Perform Forward Pass:
layer_outputs = net.forward(output_layer_names)
- “forward()” performs a forward pass through the network, generating detections that include class scores and bounding boxes.
Extract Information from the Detections:
for output in layer_outputs:
for detection in output:
scores = detection[5:] # Get the scores for all classes
class_id = np.argmax(scores) # Get the class ID with the highest score
confidence = scores[class_id] # Get the highest score (confidence)
- This part loops over all detections to extract class IDs, confidences, and bounding boxes for each detected object. A confidence threshold is applied to filter out weak detections.
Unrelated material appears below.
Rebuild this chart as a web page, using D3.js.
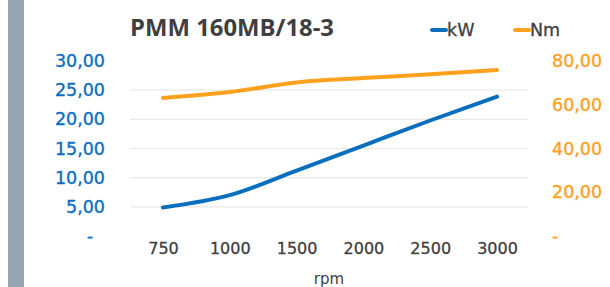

Non-Maxima Suppression (NMS):
indices = cv2.dnn.NMSBoxes(boxes, confidences, score_threshold=0.5, nms_threshold=0.4)
- NMS removes overlapping bounding boxes for the same object, keeping only the box with the highest confidence.
Draw Bounding Boxes:
cv2.rectangle(image, (x, y), (x + w, y + h), color, 2)
cv2.putText(image, text, (x, y - 5), cv2.FONT_HERSHEY_SIMPLEX, 0.5, color, 2)
Bounding boxes and class labels are drawn on the image.
Running the Code
To run the code successfully:
- Place the following files in the same directory as your script:
- “yolov3.weights”
- “yolov3.cfg”
- “coco.names”
- An image file (e.g., “sample.jpg”) for testing.
After running the script, you should see a window displaying the image with detected objects and bounding boxes.